▶ [WHAT THE EXERCISE ASKS]: Write out all of the data without omission, exactly as shown.

** begin DATA **

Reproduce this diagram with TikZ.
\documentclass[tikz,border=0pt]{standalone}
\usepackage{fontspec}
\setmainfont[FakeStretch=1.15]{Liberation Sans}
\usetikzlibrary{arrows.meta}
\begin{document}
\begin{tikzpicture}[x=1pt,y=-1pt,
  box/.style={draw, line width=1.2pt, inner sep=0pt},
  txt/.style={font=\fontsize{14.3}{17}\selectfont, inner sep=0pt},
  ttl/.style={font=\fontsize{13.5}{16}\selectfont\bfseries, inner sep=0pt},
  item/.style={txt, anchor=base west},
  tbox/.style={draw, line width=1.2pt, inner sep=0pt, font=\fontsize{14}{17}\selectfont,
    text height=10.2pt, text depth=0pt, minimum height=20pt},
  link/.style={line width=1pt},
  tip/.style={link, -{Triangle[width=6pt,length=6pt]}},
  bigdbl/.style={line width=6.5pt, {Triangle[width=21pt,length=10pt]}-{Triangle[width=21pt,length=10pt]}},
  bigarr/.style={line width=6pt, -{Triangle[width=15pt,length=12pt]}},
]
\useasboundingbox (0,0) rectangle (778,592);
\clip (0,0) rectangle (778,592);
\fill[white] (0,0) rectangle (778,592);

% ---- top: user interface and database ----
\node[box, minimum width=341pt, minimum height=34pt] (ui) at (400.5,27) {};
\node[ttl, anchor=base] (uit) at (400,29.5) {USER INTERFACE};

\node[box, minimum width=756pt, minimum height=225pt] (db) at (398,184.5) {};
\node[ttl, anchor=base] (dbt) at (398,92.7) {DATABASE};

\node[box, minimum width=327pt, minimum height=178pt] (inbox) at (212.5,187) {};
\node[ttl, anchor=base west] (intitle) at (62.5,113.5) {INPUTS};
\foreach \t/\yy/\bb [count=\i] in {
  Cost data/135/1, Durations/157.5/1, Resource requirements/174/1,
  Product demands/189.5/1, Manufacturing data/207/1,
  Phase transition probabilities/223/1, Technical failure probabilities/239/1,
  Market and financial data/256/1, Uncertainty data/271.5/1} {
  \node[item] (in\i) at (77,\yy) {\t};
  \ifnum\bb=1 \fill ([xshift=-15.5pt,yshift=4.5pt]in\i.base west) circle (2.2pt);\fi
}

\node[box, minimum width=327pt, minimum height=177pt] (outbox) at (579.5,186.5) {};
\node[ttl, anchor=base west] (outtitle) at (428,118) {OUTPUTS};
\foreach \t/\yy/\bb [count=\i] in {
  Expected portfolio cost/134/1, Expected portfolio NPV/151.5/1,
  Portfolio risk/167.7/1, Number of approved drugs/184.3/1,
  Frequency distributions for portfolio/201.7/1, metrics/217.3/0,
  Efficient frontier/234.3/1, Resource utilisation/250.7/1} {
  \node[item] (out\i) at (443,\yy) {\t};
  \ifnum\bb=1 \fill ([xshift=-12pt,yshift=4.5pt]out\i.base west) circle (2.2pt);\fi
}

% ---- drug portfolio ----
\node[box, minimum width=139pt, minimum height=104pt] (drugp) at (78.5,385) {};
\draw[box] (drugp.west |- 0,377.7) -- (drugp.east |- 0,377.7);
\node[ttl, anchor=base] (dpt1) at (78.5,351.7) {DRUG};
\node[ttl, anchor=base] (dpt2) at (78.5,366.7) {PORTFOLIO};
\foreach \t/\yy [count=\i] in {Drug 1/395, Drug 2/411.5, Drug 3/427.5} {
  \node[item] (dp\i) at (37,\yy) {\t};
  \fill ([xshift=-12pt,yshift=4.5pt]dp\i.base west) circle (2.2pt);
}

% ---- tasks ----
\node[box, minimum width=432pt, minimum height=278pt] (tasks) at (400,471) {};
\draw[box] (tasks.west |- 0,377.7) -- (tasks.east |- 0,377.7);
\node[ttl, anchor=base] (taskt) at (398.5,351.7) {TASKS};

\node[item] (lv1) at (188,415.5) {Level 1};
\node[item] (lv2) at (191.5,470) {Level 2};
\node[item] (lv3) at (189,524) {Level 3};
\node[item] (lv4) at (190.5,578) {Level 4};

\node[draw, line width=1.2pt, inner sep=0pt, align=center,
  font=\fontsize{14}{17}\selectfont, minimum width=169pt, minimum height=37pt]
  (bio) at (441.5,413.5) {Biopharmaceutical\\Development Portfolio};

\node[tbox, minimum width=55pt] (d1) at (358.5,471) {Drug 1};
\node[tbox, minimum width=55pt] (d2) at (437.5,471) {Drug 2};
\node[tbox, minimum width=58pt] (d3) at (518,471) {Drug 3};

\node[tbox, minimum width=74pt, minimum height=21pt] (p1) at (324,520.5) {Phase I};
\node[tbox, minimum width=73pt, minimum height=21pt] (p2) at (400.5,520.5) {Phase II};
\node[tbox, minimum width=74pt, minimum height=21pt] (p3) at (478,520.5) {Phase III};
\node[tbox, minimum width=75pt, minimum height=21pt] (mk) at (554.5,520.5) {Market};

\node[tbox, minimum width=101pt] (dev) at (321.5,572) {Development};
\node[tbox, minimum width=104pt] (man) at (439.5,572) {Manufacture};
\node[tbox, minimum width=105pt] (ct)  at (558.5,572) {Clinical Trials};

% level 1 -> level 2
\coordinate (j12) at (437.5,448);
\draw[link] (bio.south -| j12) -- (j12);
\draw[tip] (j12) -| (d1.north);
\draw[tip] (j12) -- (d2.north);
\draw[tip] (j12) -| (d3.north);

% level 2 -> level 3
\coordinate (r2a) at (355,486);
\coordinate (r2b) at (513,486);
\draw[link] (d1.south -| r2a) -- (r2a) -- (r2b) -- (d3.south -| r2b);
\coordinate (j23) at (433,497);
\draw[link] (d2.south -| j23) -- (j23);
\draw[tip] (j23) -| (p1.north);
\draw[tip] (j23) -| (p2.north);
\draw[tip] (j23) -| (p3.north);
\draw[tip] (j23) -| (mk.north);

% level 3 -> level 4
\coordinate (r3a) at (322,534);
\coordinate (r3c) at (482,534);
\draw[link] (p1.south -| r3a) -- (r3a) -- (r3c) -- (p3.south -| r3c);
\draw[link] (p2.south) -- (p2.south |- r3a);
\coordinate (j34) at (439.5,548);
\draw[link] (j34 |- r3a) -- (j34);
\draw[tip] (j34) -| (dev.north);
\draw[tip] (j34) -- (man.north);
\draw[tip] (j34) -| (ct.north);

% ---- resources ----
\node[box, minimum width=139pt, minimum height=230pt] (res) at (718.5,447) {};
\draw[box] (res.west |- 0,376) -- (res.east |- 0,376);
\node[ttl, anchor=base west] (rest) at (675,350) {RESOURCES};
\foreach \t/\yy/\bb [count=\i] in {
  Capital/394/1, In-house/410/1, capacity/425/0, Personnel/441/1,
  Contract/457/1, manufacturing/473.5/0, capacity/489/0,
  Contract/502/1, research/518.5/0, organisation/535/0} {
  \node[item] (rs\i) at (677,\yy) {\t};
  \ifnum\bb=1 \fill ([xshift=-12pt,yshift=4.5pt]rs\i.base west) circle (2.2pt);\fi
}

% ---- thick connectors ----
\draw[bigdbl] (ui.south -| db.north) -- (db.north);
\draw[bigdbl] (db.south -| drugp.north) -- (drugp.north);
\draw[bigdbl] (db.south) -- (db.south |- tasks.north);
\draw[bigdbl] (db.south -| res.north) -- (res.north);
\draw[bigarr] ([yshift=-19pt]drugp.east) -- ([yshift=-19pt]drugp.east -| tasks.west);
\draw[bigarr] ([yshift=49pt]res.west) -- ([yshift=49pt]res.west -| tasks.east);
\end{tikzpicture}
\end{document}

** end DATA **

▶ [WORKED ANSWER]:
Reproduce this diagram with TikZ.
\documentclass[tikz,border=0pt]{standalone}
\usepackage{fontspec}
\setmainfont[FakeStretch=1.15]{Liberation Sans}
\usetikzlibrary{arrows.meta}
\begin{document}
\begin{tikzpicture}[x=1pt,y=-1pt,
  box/.style={draw, line width=1.2pt, inner sep=0pt},
  txt/.style={font=\fontsize{14.3}{17}\selectfont, inner sep=0pt},
  ttl/.style={font=\fontsize{13.5}{16}\selectfont\bfseries, inner sep=0pt},
  item/.style={txt, anchor=base west},
  tbox/.style={draw, line width=1.2pt, inner sep=0pt, font=\fontsize{14}{17}\selectfont,
    text height=10.2pt, text depth=0pt, minimum height=20pt},
  link/.style={line width=1pt},
  tip/.style={link, -{Triangle[width=6pt,length=6pt]}},
  bigdbl/.style={line width=6.5pt, {Triangle[width=21pt,length=10pt]}-{Triangle[width=21pt,length=10pt]}},
  bigarr/.style={line width=6pt, -{Triangle[width=15pt,length=12pt]}},
]
\useasboundingbox (0,0) rectangle (778,592);
\clip (0,0) rectangle (778,592);
\fill[white] (0,0) rectangle (778,592);

% ---- top: user interface and database ----
\node[box, minimum width=341pt, minimum height=34pt] (ui) at (400.5,27) {};
\node[ttl, anchor=base] (uit) at (400,29.5) {USER INTERFACE};

\node[box, minimum width=756pt, minimum height=225pt] (db) at (398,184.5) {};
\node[ttl, anchor=base] (dbt) at (398,92.7) {DATABASE};

\node[box, minimum width=327pt, minimum height=178pt] (inbox) at (212.5,187) {};
\node[ttl, anchor=base west] (intitle) at (62.5,113.5) {INPUTS};
\foreach \t/\yy/\bb [count=\i] in {
  Cost data/135/1, Durations/157.5/1, Resource requirements/174/1,
  Product demands/189.5/1, Manufacturing data/207/1,
  Phase transition probabilities/223/1, Technical failure probabilities/239/1,
  Market and financial data/256/1, Uncertainty data/271.5/1} {
  \node[item] (in\i) at (77,\yy) {\t};
  \ifnum\bb=1 \fill ([xshift=-15.5pt,yshift=4.5pt]in\i.base west) circle (2.2pt);\fi
}

\node[box, minimum width=327pt, minimum height=177pt] (outbox) at (579.5,186.5) {};
\node[ttl, anchor=base west] (outtitle) at (428,118) {OUTPUTS};
\foreach \t/\yy/\bb [count=\i] in {
  Expected portfolio cost/134/1, Expected portfolio NPV/151.5/1,
  Portfolio risk/167.7/1, Number of approved drugs/184.3/1,
  Frequency distributions for portfolio/201.7/1, metrics/217.3/0,
  Efficient frontier/234.3/1, Resource utilisation/250.7/1} {
  \node[item] (out\i) at (443,\yy) {\t};
  \ifnum\bb=1 \fill ([xshift=-12pt,yshift=4.5pt]out\i.base west) circle (2.2pt);\fi
}

% ---- drug portfolio ----
\node[box, minimum width=139pt, minimum height=104pt] (drugp) at (78.5,385) {};
\draw[box] (drugp.west |- 0,377.7) -- (drugp.east |- 0,377.7);
\node[ttl, anchor=base] (dpt1) at (78.5,351.7) {DRUG};
\node[ttl, anchor=base] (dpt2) at (78.5,366.7) {PORTFOLIO};
\foreach \t/\yy [count=\i] in {Drug 1/395, Drug 2/411.5, Drug 3/427.5} {
  \node[item] (dp\i) at (37,\yy) {\t};
  \fill ([xshift=-12pt,yshift=4.5pt]dp\i.base west) circle (2.2pt);
}

% ---- tasks ----
\node[box, minimum width=432pt, minimum height=278pt] (tasks) at (400,471) {};
\draw[box] (tasks.west |- 0,377.7) -- (tasks.east |- 0,377.7);
\node[ttl, anchor=base] (taskt) at (398.5,351.7) {TASKS};

\node[item] (lv1) at (188,415.5) {Level 1};
\node[item] (lv2) at (191.5,470) {Level 2};
\node[item] (lv3) at (189,524) {Level 3};
\node[item] (lv4) at (190.5,578) {Level 4};

\node[draw, line width=1.2pt, inner sep=0pt, align=center,
  font=\fontsize{14}{17}\selectfont, minimum width=169pt, minimum height=37pt]
  (bio) at (441.5,413.5) {Biopharmaceutical\\Development Portfolio};

\node[tbox, minimum width=55pt] (d1) at (358.5,471) {Drug 1};
\node[tbox, minimum width=55pt] (d2) at (437.5,471) {Drug 2};
\node[tbox, minimum width=58pt] (d3) at (518,471) {Drug 3};

\node[tbox, minimum width=74pt, minimum height=21pt] (p1) at (324,520.5) {Phase I};
\node[tbox, minimum width=73pt, minimum height=21pt] (p2) at (400.5,520.5) {Phase II};
\node[tbox, minimum width=74pt, minimum height=21pt] (p3) at (478,520.5) {Phase III};
\node[tbox, minimum width=75pt, minimum height=21pt] (mk) at (554.5,520.5) {Market};

\node[tbox, minimum width=101pt] (dev) at (321.5,572) {Development};
\node[tbox, minimum width=104pt] (man) at (439.5,572) {Manufacture};
\node[tbox, minimum width=105pt] (ct)  at (558.5,572) {Clinical Trials};

% level 1 -> level 2
\coordinate (j12) at (437.5,448);
\draw[link] (bio.south -| j12) -- (j12);
\draw[tip] (j12) -| (d1.north);
\draw[tip] (j12) -- (d2.north);
\draw[tip] (j12) -| (d3.north);

% level 2 -> level 3
\coordinate (r2a) at (355,486);
\coordinate (r2b) at (513,486);
\draw[link] (d1.south -| r2a) -- (r2a) -- (r2b) -- (d3.south -| r2b);
\coordinate (j23) at (433,497);
\draw[link] (d2.south -| j23) -- (j23);
\draw[tip] (j23) -| (p1.north);
\draw[tip] (j23) -| (p2.north);
\draw[tip] (j23) -| (p3.north);
\draw[tip] (j23) -| (mk.north);

% level 3 -> level 4
\coordinate (r3a) at (322,534);
\coordinate (r3c) at (482,534);
\draw[link] (p1.south -| r3a) -- (r3a) -- (r3c) -- (p3.south -| r3c);
\draw[link] (p2.south) -- (p2.south |- r3a);
\coordinate (j34) at (439.5,548);
\draw[link] (j34 |- r3a) -- (j34);
\draw[tip] (j34) -| (dev.north);
\draw[tip] (j34) -- (man.north);
\draw[tip] (j34) -| (ct.north);

% ---- resources ----
\node[box, minimum width=139pt, minimum height=230pt] (res) at (718.5,447) {};
\draw[box] (res.west |- 0,376) -- (res.east |- 0,376);
\node[ttl, anchor=base west] (rest) at (675,350) {RESOURCES};
\foreach \t/\yy/\bb [count=\i] in {
  Capital/394/1, In-house/410/1, capacity/425/0, Personnel/441/1,
  Contract/457/1, manufacturing/473.5/0, capacity/489/0,
  Contract/502/1, research/518.5/0, organisation/535/0} {
  \node[item] (rs\i) at (677,\yy) {\t};
  \ifnum\bb=1 \fill ([xshift=-12pt,yshift=4.5pt]rs\i.base west) circle (2.2pt);\fi
}

% ---- thick connectors ----
\draw[bigdbl] (ui.south -| db.north) -- (db.north);
\draw[bigdbl] (db.south -| drugp.north) -- (drugp.north);
\draw[bigdbl] (db.south) -- (db.south |- tasks.north);
\draw[bigdbl] (db.south -| res.north) -- (res.north);
\draw[bigarr] ([yshift=-19pt]drugp.east) -- ([yshift=-19pt]drugp.east -| tasks.west);
\draw[bigarr] ([yshift=49pt]res.west) -- ([yshift=49pt]res.west -| tasks.east);
\end{tikzpicture}
\end{document}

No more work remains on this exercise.